The terminology employed and the linguistic observations offered are occasionally problematic. The introduction speaks of diglossia in Arabic, making specific reference to classical and colloquial ‘with different levels of differences’ (xiii); this phraseology is most puzzling. Also, Alkalesi asserts that, if one learns one Arabic dialect, one should be able to communicate with another who speaks a different dialect (1). This is not the case. Many Egyptians, for example, find Moroccan Arabic very difficult to comprehend, and interdialectical compatibility among speakers of different Arabic vernaculars often involves the use of either Modern Standard Arabic or a foreign language. Additionally, one commonly speaks of the Arabic alphabet—not the Iraqi alphabet (1). Furthermore, one normally refers to the glottal stop, not the glottal stop sound (205). I refrain from expatiating on additional examples.

Let us leave these types of errors and now turn to other matters of a more significant nature. Some of the vocabulary used is Modern Standard Arabic rather than Iraqi Arabic. To cite only one illustration, let us consider the word given for ‘vegetable’: xu-ð̣rawaat (178) (more properly the plural ‘vegetables’). In checking this in A dictionary of Iraqi Arabic [DIR] (ed. by R. E. Clarity, Karl Stowasser, and Ronald G. Wolfe, Washington, DC: Georgetown University Press, 1964:194), we find listed only mxað̣ð̣ar.

There are also mistakes in the phonological analysis of the data. Consider that the author does not transcribe the final geminate in ħaar ‘hot’ (241) ħaarr (DIR 1964:88) yet inconsistently marks the final gemination in ħabb ‘to like’ (243 and passim). The word for ‘glass’ is a loanword from English, but [End Page 604] A has gḷass (178) for the correct glaaṣ. (DIR 1964: 196). Iraqi Arabic is famous for its secondary emphatics. Thus, mayy (252 and passim) is incorrect for ṃayy with an emphatic /ṃ/ (DIR 1964:196).

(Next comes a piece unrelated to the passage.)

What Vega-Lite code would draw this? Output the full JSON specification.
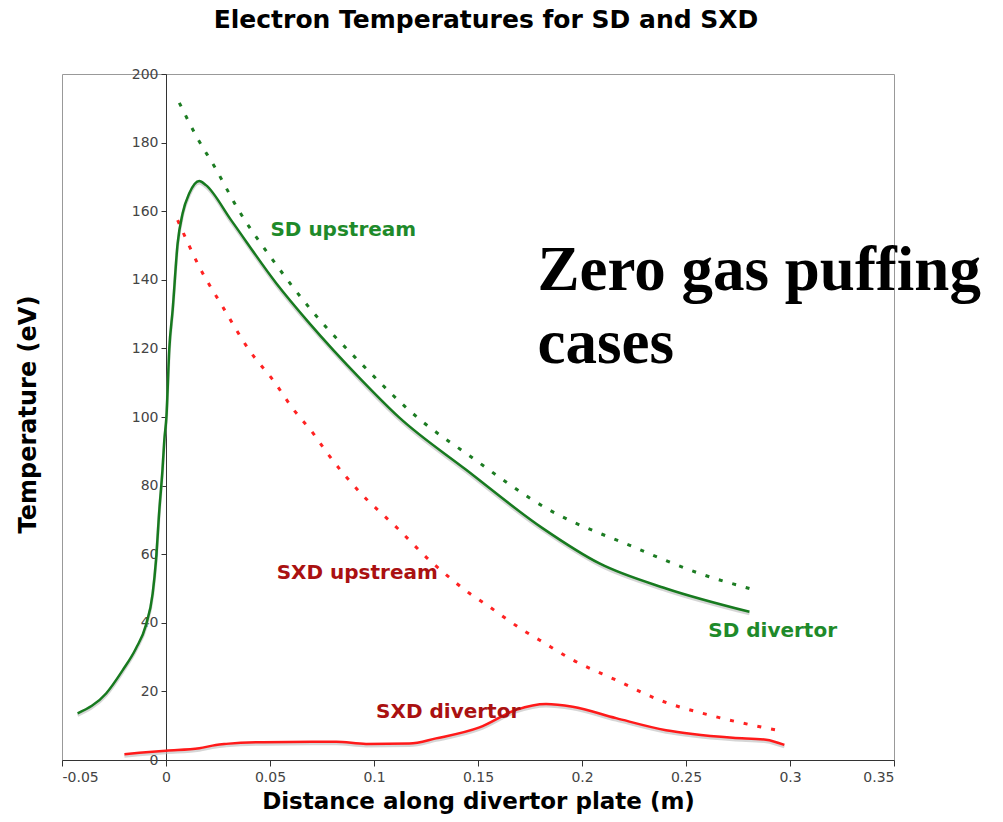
{
  "$schema": "https://vega.github.io/schema/vega-lite/v6.json",
  "autosize": "none",
  "width": 832,
  "height": 686,
  "padding": {"left": 62, "top": 74, "right": 109, "bottom": 62},
  "background": "white",
  "config": {
    "view": {"stroke": "#999999", "strokeWidth": 1},
    "font": "DejaVu Sans"
  },
  "title": {
    "text": "Electron Temperatures for SD and SXD",
    "font": "DejaVu Sans",
    "fontWeight": "bold",
    "fontSize": 25,
    "color": "#000000",
    "anchor": "middle",
    "dx": 8,
    "offset": 34
  },
  "datasets": {
    "sd_up": [
      {"x": 0.0064, "T": 191.6}, {"x": 0.0151, "T": 181.3}, {"x": 0.0233, "T": 173.0},
      {"x": 0.0353, "T": 159.9}, {"x": 0.0513, "T": 145.8}, {"x": 0.0705, "T": 130.7},
      {"x": 0.093, "T": 116.1}, {"x": 0.1234, "T": 98.6}, {"x": 0.1443, "T": 89.4},
      {"x": 0.1843, "T": 72.9}, {"x": 0.2244, "T": 62.2}, {"x": 0.2564, "T": 54.4},
      {"x": 0.2805, "T": 50.0}
    ],
    "sd_div": [
      {"x": -0.0425, "T": 13.6}, {"x": -0.0288, "T": 19.4}, {"x": -0.0208, "T": 26.2},
      {"x": -0.0144, "T": 32.6}, {"x": -0.0096, "T": 39.4}, {"x": -0.0064, "T": 48.6},
      {"x": -0.0048, "T": 58.3}, {"x": -0.0032, "T": 72.9}, {"x": -0.0017, "T": 84.5},
      {"x": -0.0008, "T": 93.3}, {"x": 0.0002, "T": 100.0}, {"x": 0.0016, "T": 120.0},
      {"x": 0.0032, "T": 131.2}, {"x": 0.0056, "T": 150.6}, {"x": 0.008, "T": 159.4},
      {"x": 0.0112, "T": 165.2}, {"x": 0.016, "T": 168.8}, {"x": 0.0192, "T": 167.6},
      {"x": 0.0313, "T": 157.4}, {"x": 0.053, "T": 139.0}, {"x": 0.069, "T": 127.3},
      {"x": 0.093, "T": 111.4}, {"x": 0.1122, "T": 99.8}, {"x": 0.1443, "T": 84.6},
      {"x": 0.181, "T": 67.6}, {"x": 0.2084, "T": 57.3}, {"x": 0.2404, "T": 50.0},
      {"x": 0.2805, "T": 43.2}
    ],
    "sxd_up": [
      {"x": 0.0056, "T": 157.4}, {"x": 0.016, "T": 143.8}, {"x": 0.0272, "T": 132.2},
      {"x": 0.04, "T": 119.5}, {"x": 0.052, "T": 110.3}, {"x": 0.0609, "T": 102.5},
      {"x": 0.0713, "T": 94.8}, {"x": 0.077, "T": 89.9}, {"x": 0.093, "T": 78.2},
      {"x": 0.1114, "T": 67.5}, {"x": 0.1275, "T": 57.8}, {"x": 0.133, "T": 54.9},
      {"x": 0.1459, "T": 48.6}, {"x": 0.1523, "T": 46.0}, {"x": 0.1723, "T": 37.6},
      {"x": 0.1795, "T": 35.0}, {"x": 0.1955, "T": 29.2}, {"x": 0.2164, "T": 23.3},
      {"x": 0.2372, "T": 17.5}, {"x": 0.2645, "T": 12.6}, {"x": 0.2973, "T": 8.3}
    ],
    "sxd_div": [
      {"x": -0.02, "T": 1.7}, {"x": -0.0128, "T": 2.1}, {"x": 0.0, "T": 2.7},
      {"x": 0.016, "T": 3.4}, {"x": 0.024, "T": 4.4}, {"x": 0.0289, "T": 4.7},
      {"x": 0.0465, "T": 5.2}, {"x": 0.0818, "T": 5.3}, {"x": 0.0962, "T": 4.7},
      {"x": 0.117, "T": 4.8}, {"x": 0.1298, "T": 6.3}, {"x": 0.1507, "T": 9.5},
      {"x": 0.1683, "T": 14.6}, {"x": 0.1827, "T": 16.3}, {"x": 0.1955, "T": 15.5},
      {"x": 0.2164, "T": 12.2}, {"x": 0.2404, "T": 8.7}, {"x": 0.2532, "T": 7.6},
      {"x": 0.2725, "T": 6.5}, {"x": 0.2885, "T": 5.9}, {"x": 0.2973, "T": 4.4}
    ],
    "labels": [
      {"label": "SD upstream", "group": "SD", "x": 0.0502, "T": 154.5},
      {"label": "SD divertor", "group": "SD", "x": 0.2607, "T": 37.7},
      {"label": "SXD upstream", "group": "SXD", "x": 0.0532, "T": 54.4},
      {"label": "SXD divertor", "group": "SXD", "x": 0.101, "T": 14.1}
    ],
    "note": [
      {"label": "Zero gas puffing", "x": 0.1786, "T": 137.0},
      {"label": "cases", "x": 0.1786, "T": 115.7}
    ]
  },
  "encoding": {
    "x": {
      "field": "x",
      "type": "quantitative",
      "scale": {"domain": [-0.05, 0.35], "nice": false, "zero": false},
      "axis": {
        "title": "Distance along divertor plate (m)",
        "values": [-0.05, 0, 0.05, 0.1, 0.15, 0.2, 0.25, 0.3, 0.35],
        "labelExpr": "datum.value < 0 ? '-' + format(-datum.value, '~g') : format(datum.value, '~g')",
        "grid": false,
        "domainColor": "#333333",
        "tickColor": "#333333",
        "tickSize": 6,
        "labelFont": "DejaVu Sans",
        "labelFontSize": 14,
        "labelColor": "#444444",
        "labelPadding": 4,
        "titleFont": "DejaVu Sans",
        "titleFontSize": 23,
        "titleFontWeight": "bold",
        "titleColor": "#000000",
        "titlePadding": 6
      }
    },
    "y": {
      "field": "T",
      "type": "quantitative",
      "scale": {"domain": [0, 200], "nice": false},
      "axis": {
        "title": "Temperature (eV)",
        "offset": -104,
        "values": [0, 20, 40, 60, 80, 100, 120, 140, 160, 180, 200],
        "grid": false,
        "domainColor": "#333333",
        "tickColor": "#333333",
        "tickSize": 5,
        "labelFont": "DejaVu Sans",
        "labelFontSize": 14,
        "labelColor": "#444444",
        "labelPadding": 3,
        "titleFont": "DejaVu Sans",
        "titleFontSize": 24,
        "titleFontWeight": "bold",
        "titleColor": "#000000",
        "titleX": -138,
        "titleY": 340,
        "titleAngle": -90,
        "titleBaseline": "middle",
        "titleAlign": "center"
      }
    }
  },
  "layer": [
    {"data": {"name": "sd_div"}, "mark": {"type": "line", "interpolate": "monotone", "color": "#bbbbbb", "strokeWidth": 3, "opacity": 0.6, "yOffset": 2}},
    {"data": {"name": "sxd_div"}, "mark": {"type": "line", "interpolate": "monotone", "color": "#bbbbbb", "strokeWidth": 3, "opacity": 0.6, "yOffset": 2}},
    {"data": {"name": "sd_up"}, "mark": {"type": "line", "interpolate": "monotone", "color": "#1c7c22", "strokeWidth": 3, "strokeDash": [4, 10]}},
    {"data": {"name": "sxd_up"}, "mark": {"type": "line", "interpolate": "monotone", "color": "#ff2222", "strokeWidth": 3, "strokeDash": [4, 10]}},
    {"data": {"name": "sd_div"}, "mark": {"type": "line", "interpolate": "monotone", "color": "#177a1f", "strokeWidth": 2.5}},
    {"data": {"name": "sxd_div"}, "mark": {"type": "line", "interpolate": "monotone", "color": "#ff1a1a", "strokeWidth": 2.5}},
    {
      "data": {"name": "labels"},
      "mark": {"type": "text", "align": "left", "baseline": "middle", "font": "DejaVu Sans", "fontWeight": "bold", "fontSize": 20},
      "encoding": {
        "text": {"field": "label"},
        "color": {"field": "group", "type": "nominal", "scale": {"domain": ["SD", "SXD"], "range": ["#1e8a2a", "#aa1111"]}, "legend": null}
      }
    },
    {
      "data": {"name": "note"},
      "mark": {"type": "text", "align": "left", "baseline": "alphabetic", "font": "Liberation Serif", "fontWeight": "bold", "fontSize": 63, "color": "#000000", "clip": false},
      "encoding": {"text": {"field": "label"}}
    }
  ]
}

Studying A’s work afforded me an opportunity to re-examine the classic textbook of yesteryear, John Van Ess’s The spoken Arabic of Iraq (London: Oxford University Press, 1917, 2nd edn., 1938). While this older tome is far from perfect, it is not marred by some of the blemishes pointed out above. One can express the hope that better Iraqi Arabic pedagogical materials become available in the future since Arabic dialectology has already produced solid manuals for the dialects spoken in other Arab countries.